Provided material →
>> START

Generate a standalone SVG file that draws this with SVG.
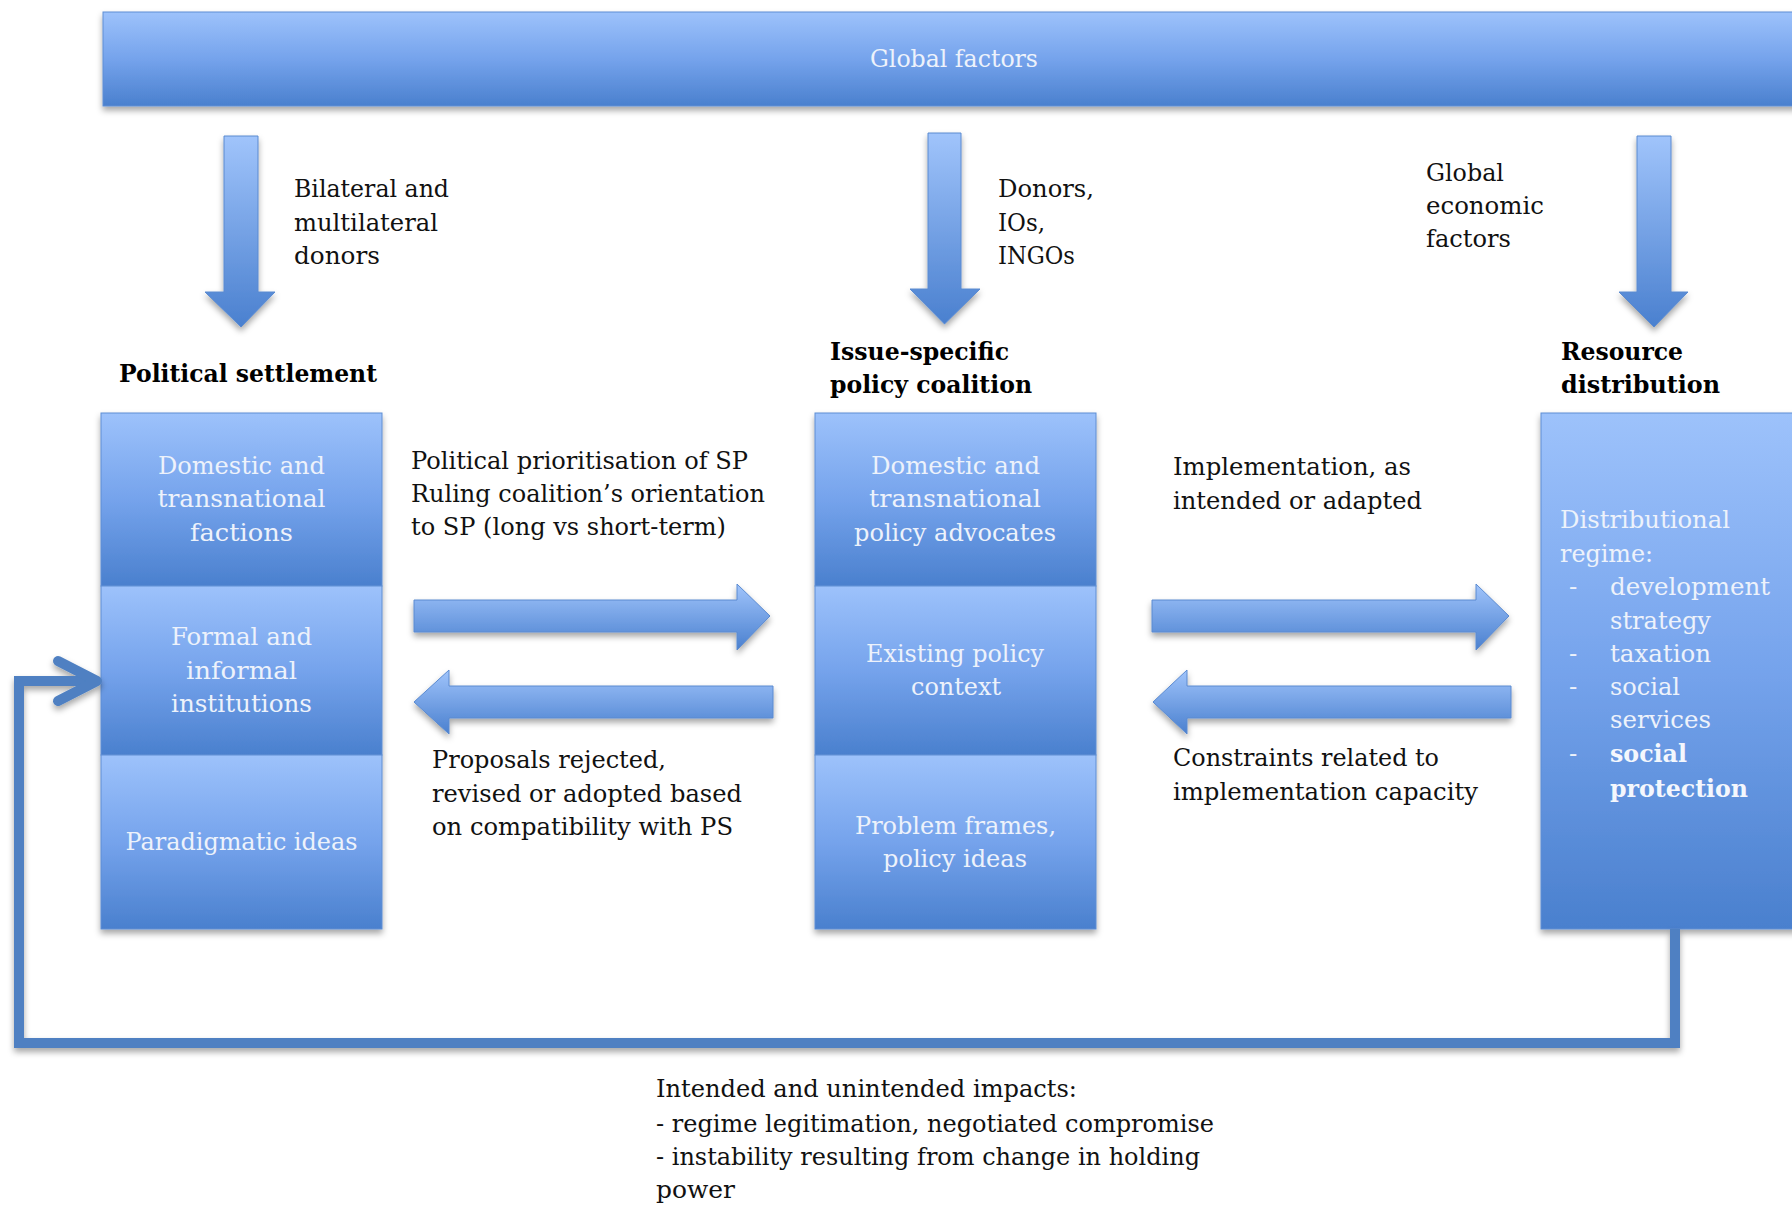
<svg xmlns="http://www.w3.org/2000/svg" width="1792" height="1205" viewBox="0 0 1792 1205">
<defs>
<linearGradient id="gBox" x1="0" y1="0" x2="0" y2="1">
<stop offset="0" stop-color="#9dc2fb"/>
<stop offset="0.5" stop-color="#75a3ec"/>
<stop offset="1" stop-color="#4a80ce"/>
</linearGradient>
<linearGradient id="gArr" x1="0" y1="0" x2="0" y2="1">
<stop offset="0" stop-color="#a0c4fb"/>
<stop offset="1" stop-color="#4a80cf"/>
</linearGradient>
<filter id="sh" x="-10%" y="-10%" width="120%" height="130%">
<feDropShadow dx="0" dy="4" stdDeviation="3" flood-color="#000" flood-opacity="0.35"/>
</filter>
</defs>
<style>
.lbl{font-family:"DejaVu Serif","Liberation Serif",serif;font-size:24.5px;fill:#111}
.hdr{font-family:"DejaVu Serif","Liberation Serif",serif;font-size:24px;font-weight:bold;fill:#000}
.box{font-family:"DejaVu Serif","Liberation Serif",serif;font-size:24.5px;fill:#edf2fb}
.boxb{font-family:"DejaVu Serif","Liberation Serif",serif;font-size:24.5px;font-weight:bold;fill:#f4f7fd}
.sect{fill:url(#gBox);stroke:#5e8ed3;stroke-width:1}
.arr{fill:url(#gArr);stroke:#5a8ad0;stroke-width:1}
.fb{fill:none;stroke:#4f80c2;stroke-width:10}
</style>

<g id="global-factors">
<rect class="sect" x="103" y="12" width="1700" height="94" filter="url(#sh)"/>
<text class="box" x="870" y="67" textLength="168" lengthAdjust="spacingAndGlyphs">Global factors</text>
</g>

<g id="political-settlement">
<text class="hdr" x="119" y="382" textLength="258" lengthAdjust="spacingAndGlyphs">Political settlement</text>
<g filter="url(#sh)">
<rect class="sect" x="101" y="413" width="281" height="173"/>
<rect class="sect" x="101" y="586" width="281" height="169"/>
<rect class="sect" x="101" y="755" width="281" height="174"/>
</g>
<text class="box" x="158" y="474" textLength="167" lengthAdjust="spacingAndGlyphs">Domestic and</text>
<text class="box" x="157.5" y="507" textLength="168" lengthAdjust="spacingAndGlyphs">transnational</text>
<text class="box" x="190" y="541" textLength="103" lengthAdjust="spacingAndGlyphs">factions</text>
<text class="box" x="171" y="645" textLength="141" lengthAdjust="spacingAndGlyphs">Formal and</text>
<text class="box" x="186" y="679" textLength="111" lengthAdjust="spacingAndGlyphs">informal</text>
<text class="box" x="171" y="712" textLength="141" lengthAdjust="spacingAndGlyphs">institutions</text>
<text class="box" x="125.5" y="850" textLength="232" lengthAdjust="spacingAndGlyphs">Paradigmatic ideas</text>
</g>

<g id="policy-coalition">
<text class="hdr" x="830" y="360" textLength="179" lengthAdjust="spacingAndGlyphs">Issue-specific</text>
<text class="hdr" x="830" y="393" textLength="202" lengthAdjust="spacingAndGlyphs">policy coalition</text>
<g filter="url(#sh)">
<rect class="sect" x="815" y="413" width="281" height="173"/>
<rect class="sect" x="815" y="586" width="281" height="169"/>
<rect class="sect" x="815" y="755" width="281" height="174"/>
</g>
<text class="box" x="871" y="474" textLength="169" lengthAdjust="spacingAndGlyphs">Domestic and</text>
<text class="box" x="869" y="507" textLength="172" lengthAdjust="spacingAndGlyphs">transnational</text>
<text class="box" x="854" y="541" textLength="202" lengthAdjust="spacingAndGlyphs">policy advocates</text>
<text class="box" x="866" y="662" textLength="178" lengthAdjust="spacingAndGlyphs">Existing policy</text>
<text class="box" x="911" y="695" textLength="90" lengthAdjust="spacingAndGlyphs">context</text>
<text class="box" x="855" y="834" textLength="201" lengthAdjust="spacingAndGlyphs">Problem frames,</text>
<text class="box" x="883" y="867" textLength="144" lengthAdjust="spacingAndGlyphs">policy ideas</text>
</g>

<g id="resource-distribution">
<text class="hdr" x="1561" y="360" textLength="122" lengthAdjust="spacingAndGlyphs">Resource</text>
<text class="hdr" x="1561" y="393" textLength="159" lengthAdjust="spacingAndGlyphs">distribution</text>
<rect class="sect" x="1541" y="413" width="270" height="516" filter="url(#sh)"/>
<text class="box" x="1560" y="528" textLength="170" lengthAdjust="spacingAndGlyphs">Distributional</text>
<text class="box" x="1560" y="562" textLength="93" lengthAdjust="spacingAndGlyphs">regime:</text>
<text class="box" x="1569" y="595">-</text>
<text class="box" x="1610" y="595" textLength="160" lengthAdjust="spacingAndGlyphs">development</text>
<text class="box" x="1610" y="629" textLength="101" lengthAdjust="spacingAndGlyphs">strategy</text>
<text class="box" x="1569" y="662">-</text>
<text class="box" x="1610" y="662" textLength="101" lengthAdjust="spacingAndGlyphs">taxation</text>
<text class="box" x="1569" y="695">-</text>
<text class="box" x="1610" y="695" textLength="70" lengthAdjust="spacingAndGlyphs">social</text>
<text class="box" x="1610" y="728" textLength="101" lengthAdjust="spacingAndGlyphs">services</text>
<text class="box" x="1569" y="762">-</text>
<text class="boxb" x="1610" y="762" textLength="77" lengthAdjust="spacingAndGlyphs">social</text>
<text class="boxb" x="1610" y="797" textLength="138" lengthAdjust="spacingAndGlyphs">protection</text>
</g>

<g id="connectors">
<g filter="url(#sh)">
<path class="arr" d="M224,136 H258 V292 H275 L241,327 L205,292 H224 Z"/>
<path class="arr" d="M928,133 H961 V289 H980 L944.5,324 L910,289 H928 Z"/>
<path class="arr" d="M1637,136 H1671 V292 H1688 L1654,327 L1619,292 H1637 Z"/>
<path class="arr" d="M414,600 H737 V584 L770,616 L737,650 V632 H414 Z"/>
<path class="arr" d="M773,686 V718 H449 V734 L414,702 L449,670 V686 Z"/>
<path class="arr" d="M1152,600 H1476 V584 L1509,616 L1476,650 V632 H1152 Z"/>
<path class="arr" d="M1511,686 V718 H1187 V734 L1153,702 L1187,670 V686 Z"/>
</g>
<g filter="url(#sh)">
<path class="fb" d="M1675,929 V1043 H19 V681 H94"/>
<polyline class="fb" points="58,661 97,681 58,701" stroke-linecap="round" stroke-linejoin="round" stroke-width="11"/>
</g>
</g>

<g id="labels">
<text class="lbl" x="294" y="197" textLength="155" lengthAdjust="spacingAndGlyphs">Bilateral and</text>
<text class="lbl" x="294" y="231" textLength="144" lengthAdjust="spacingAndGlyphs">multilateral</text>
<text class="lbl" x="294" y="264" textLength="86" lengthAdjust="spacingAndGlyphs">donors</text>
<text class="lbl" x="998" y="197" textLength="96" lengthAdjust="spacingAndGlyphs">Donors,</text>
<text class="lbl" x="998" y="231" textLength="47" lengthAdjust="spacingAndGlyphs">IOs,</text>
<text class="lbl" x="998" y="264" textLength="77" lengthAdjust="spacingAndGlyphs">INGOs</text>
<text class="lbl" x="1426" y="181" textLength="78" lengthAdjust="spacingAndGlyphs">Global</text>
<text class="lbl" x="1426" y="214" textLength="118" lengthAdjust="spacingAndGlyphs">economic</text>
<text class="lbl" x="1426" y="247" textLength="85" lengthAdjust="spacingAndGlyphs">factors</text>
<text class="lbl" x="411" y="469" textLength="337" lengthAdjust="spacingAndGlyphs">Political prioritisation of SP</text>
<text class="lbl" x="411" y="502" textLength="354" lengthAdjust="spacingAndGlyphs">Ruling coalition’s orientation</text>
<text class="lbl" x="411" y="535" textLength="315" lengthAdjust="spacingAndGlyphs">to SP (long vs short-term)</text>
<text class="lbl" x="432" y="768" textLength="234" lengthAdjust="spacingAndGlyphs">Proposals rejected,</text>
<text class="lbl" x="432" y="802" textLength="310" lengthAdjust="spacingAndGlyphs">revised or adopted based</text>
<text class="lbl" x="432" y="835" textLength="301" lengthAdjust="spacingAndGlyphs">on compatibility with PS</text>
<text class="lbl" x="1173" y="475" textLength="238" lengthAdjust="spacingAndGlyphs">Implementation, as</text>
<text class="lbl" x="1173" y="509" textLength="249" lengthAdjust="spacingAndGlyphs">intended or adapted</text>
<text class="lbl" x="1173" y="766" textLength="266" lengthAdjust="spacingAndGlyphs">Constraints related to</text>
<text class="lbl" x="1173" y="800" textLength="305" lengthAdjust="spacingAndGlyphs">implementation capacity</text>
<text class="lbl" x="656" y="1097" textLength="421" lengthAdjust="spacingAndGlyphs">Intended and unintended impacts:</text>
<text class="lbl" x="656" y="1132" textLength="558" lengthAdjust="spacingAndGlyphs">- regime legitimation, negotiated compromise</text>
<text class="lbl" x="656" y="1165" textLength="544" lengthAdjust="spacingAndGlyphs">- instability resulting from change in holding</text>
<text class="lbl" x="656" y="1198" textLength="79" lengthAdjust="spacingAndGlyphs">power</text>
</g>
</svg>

>> END

Instructions for the task → Pull out the lines above in which the word "with" appears.

Exercise result →
Generate a standalone SVG file that draws this with SVG.
<text class="lbl" x="432" y="835" textLength="301" lengthAdjust="spacingAndGlyphs">on compatibility with PS</text>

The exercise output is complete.